Vladimir Nabokov

NABOKV-L post 0023236, Wed, 8 Aug 2012 19:20:19 -0700

Subject
Nobody? Nemo? let's call the whole think off!
Date
Body
Always glad to be able to deliver a long-distance tickle, Charles
Whoever-you-may-be (marvelous to discover that you never state your
surname, and not that I had forgotten it). But I must protest our lazy
(and he does know I am teasing here) Mr ED., who refused to post my
imprecations against Viktor Fet and my withdrawal of the words of
loving kindness that I had mistakenly sent in his direction.

Mr. ED.?
Carolyn

p.s. and thank you, too Chas W and so on, for the Hogarth information.
I thought I knew the big Hog man, but I have never seen his nobody,
excuse me, his Nobody - or read the joke - what a treat! I must take
up a collection of these nobody jokes!

oh, and p.p.s. Besides Capt Nemo in Verne's 20,000 .... the name of
the ultimately very important Mr Nobody character in Dickens's Bleak
House, was also Nemo - no wonder I couldnt' recall it!

ppps - if one dares to ppp -- I'm not sure if an angry email from me
went out today, but if it did I forgot to mention that among my small
pantheon of at least sometime defenders I did actually forget to
mention Michael Maar - which I think brings the long list to eight.
The others (as I really doubt he who must be obeyed sent out that
racist, malice-and-spite filled missive) are Alexey, Jansy, Dmitri,
Jerry, Stan, DBJ, oh yes, and Mr ED himself. Yes, that does just make
eight of them.

An octave!
ck



On Aug 8, 2012, at 12:16 PM, Chaswe@AOL.COM wrote:

After deleting 99/100 of the NAB list messages unread for the last 3
or 4 years (I couldn't keep up) I was staggered to open this one by
chance and find myself mentioned in such flattering terms. Really
don't think I mentioned "nikto - b", which would have meant nothing,
not nobody, to me; but I did write as follows:

Subject:
Re: [NABOKV-L] Botkin or nikto (b?)
Date:
29/10/2006

Can't resist mentioning that the "Nobody" joke has tickled others.
William Hogarth produced a fairly well-known drawing of Nobody. This
consisted of a man furnished only with head, arms and legs.

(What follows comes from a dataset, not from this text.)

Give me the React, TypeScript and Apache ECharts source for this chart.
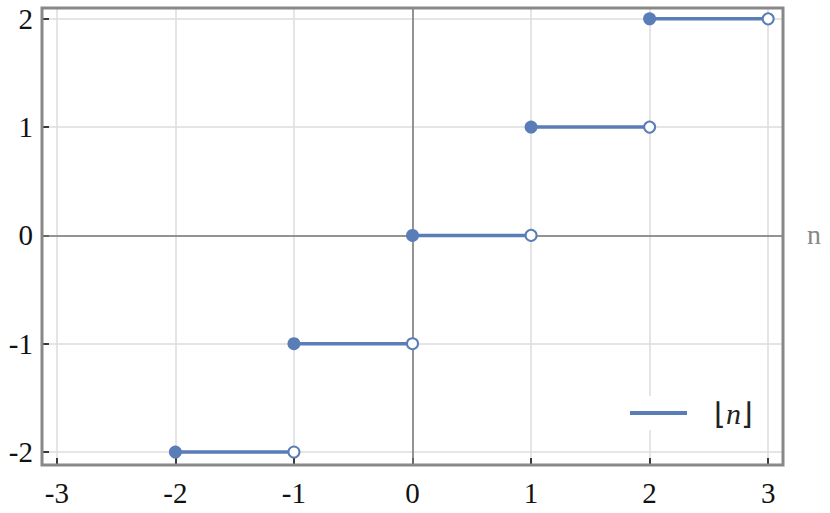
import React, { useEffect, useRef } from "react";
import * as echarts from "echarts";

const steps = [-2, -1, 0, 1, 2];
const xRange = [-3.125, 3.125];
const yRange = [-2.12, 2.1];
const xTickRange = [-3, 3];
const yTickRange = [-2, 2];
const seriesName = "⌊n⌋";
const blue = "#5a7db8";

const W = 830;
const H = 513;
const G = { left: 42, right: 47, top: 8, bottom: 48 };

export default function App() {
  const ref = useRef<HTMLDivElement>(null);
  useEffect(() => {
    const chart = echarts.init(ref.current!, undefined, { renderer: "svg" });
    const font = "Liberation Serif";
    const pw = W - G.left - G.right;
    const ph = H - G.top - G.bottom;
    const sx = pw / (xRange[1] - xRange[0]);
    const sy = ph / (yRange[1] - yRange[0]);
    const g1 = {
      left: G.left + (xTickRange[0] - xRange[0]) * sx,
      right: G.right + (xRange[1] - xTickRange[1]) * sx,
      top: G.top,
      bottom: G.bottom,
    };
    const g2 = {
      left: G.left,
      right: G.right,
      top: G.top + (yRange[1] - yTickRange[1]) * sy,
      bottom: G.bottom + (yTickRange[0] - yRange[0]) * sy,
    };
    const tick = {
      show: true,
      inside: true,
      length: 7,
      lineStyle: { color: "#000", width: 1.5 },
    };
    const label = { fontFamily: font, fontSize: 29, color: "#111" };
    const split = { show: true, lineStyle: { color: "#ddd", width: 1.5 } };
    const hidden = {
      type: "value",
      min: 0,
      max: 1,
      show: false,
      splitLine: { show: false },
      axisTick: { show: false },
      axisLabel: { show: false },
      axisLine: { show: false },
    };
    const lineSeries = steps.map((k, i) => ({
      type: "line",
      name: seriesName,
      xAxisIndex: 0,
      yAxisIndex: 0,
      data: [[k, k], [k + 1, k]],
      showSymbol: false,
      symbol: "none",
      lineStyle: { color: blue, width: 3.5 },
      itemStyle: { color: blue },
      z: 3,
      ...(i === 0
        ? {
            markLine: {
              silent: true,
              symbol: "none",
              lineStyle: { color: "#777", width: 1.5, type: "solid" },
              label: { show: false },
              z: 1,
              data: [{ xAxis: 0 }, { yAxis: 0 }],
            },
          }
        : {}),
    }));
    chart.setOption({
      animation: false,
      textStyle: { fontFamily: font },
      grid: [
        { ...G, show: true, borderColor: "#888", borderWidth: 3, backgroundColor: "transparent", z: 4 },
        { ...g1, show: false },
        { ...g2, show: false },
      ],
      legend: {
        data: [seriesName],
        left: 622,
        top: 396,
        backgroundColor: "#fff",
        padding: [2, 10, 2, 8],
        itemWidth: 57,
        itemHeight: 4,
        itemGap: 0,
        icon: "rect",
        textStyle: {
          fontFamily: font,
          fontSize: 30,
          color: "#222",
          padding: [0, 0, 0, 22],
          rich: {
            b: { fontFamily: font, fontSize: 30, fontStyle: "italic", color: "#222" },
          },
        },
        formatter: () => "⌊{b|n}⌋",
      },
      graphic: [
        {
          type: "text",
          left: W - G.right + 24,
          top: G.top + (yRange[1] - 0) * sy - 15,
          style: { text: "n", fill: "#888", font: `28px ${font}` },
        },
      ],
      xAxis: [
        {
          type: "value",
          gridIndex: 0,
          min: xRange[0],
          max: xRange[1],
          axisLine: { show: false, onZero: false },
          axisTick: { show: false },
          axisLabel: { show: false },
          splitLine: { show: false },
        },
        {
          type: "value",
          gridIndex: 1,
          min: xTickRange[0],
          max: xTickRange[1],
          interval: 1,
          position: "bottom",
          axisLine: { show: false, onZero: false },
          axisTick: tick,
          axisLabel: { ...label, margin: 13 },
          splitLine: split,
        },
        { ...hidden, gridIndex: 2 },
      ],
      yAxis: [
        {
          type: "value",
          gridIndex: 0,
          min: yRange[0],
          max: yRange[1],
          axisLine: { show: false, onZero: false },
          axisTick: { show: false },
          axisLabel: { show: false },
          splitLine: { show: false },
        },
        { ...hidden, gridIndex: 1 },
        {
          type: "value",
          gridIndex: 2,
          min: yTickRange[0],
          max: yTickRange[1],
          interval: 1,
          position: "left",
          axisLine: { show: false, onZero: false },
          axisTick: tick,
          axisLabel: { ...label, margin: 9 },
          splitLine: split,
        },
      ],
      series: [
        ...lineSeries,
        {
          type: "scatter",
          name: "closed",
          xAxisIndex: 0,
          yAxisIndex: 0,
          data: steps.map((k) => [k, k]),
          symbol: "circle",
          symbolSize: 13,
          itemStyle: { color: blue, opacity: 1 },
          z: 4,
        },
        {
          type: "scatter",
          name: "open",
          xAxisIndex: 0,
          yAxisIndex: 0,
          data: steps.map((k) => [k + 1, k]),
          symbol: "circle",
          symbolSize: 11,
          itemStyle: { color: "#fff", borderColor: blue, borderWidth: 2, opacity: 1 },
          z: 5,
        },
      ],
    });
    return () => chart.dispose();
  }, []);
  return <div ref={ref} style={{ width: W, height: H, position: "absolute", left: 0, top: 0 }} />;
}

Good Lord ! SIX YEARS AGO ! Nobody's memory is better than mine ---
and he runs faster, too.

Charles

In a message dated 08/08/2012 16:48:38 GMT Daylight Time, nabokv-l@UTK.EDU
writes:

From: Vladimir Nabokov Forum [NABOKV-L@LISTSERV.UCSB.EDU] on behalf of
Carolyn Kunin [chaiselongue@ATT.NET] Sent: Tuesday, August 07, 2012
9:44 PM
To: NABOKV-L@LISTSERV.UCSB.EDU
Subject: [NABOKV-L] more from the archives re nikto b'

Found this - have tried to straighten out message from CHW - he was
always an interesting contributor - Charles ... can't recall further,
but his knowledge of things Scandanavian was impressive. V Fet, as
always, is clear as glass, or a bell, or a glass bell, or a bell
curve, or ... stop me before I write a poem or something.

Carolyn

>>>>>CHW also mentioned "nikto b", which the Russian speakers
>>>>>have ruled out. I think. But I'd like to clarify this
>>>>>last detail: if someone asks "Who is Botkin?", is "Nikto
>>>>> b" an absolutely unidiomatic answer?

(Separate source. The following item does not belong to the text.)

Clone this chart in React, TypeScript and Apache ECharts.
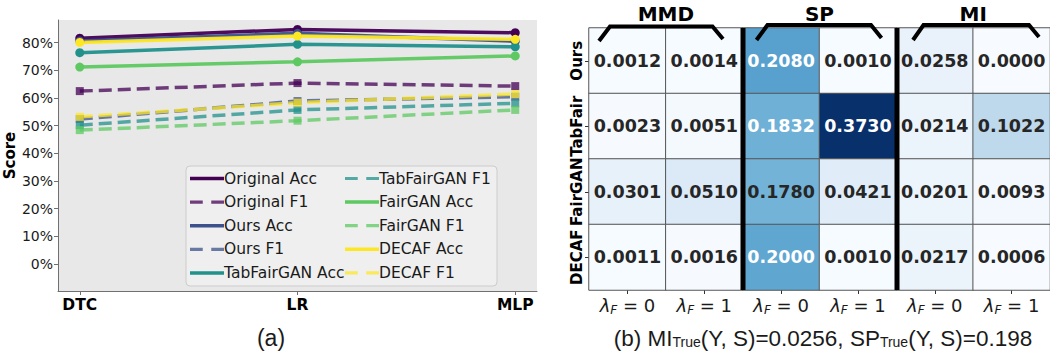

Yes, it is absolutely unidiomatic combination and has to be ruled out.

If to "Who is Botkin?" one wants to say "nobody", the answer is
"Nikto"; full answer is "Botkin is nobody", or "Botkin - nikto" [the
verb is omitted].

Russian "b" is just an abbreviated particle "by" (like in "Nikto b[y]
ne podumal", "nobody would have thought") but "nikto b" does not have
any independent meaning.

I brought it up but only as a possible palindrome with first name
"Nikto" = "Nikto Botkin" or "Nikto B." (B also being, naturally,
Cyrillic "V" for Vseslav or Vladimir).

There is also a traditional K/Ch interplay between down-to-earth pair
"Nikto" (nobody)/"Nichto" (nothing), versus more elevated poetic
"Nekto" (someone)/"Nechto" (something).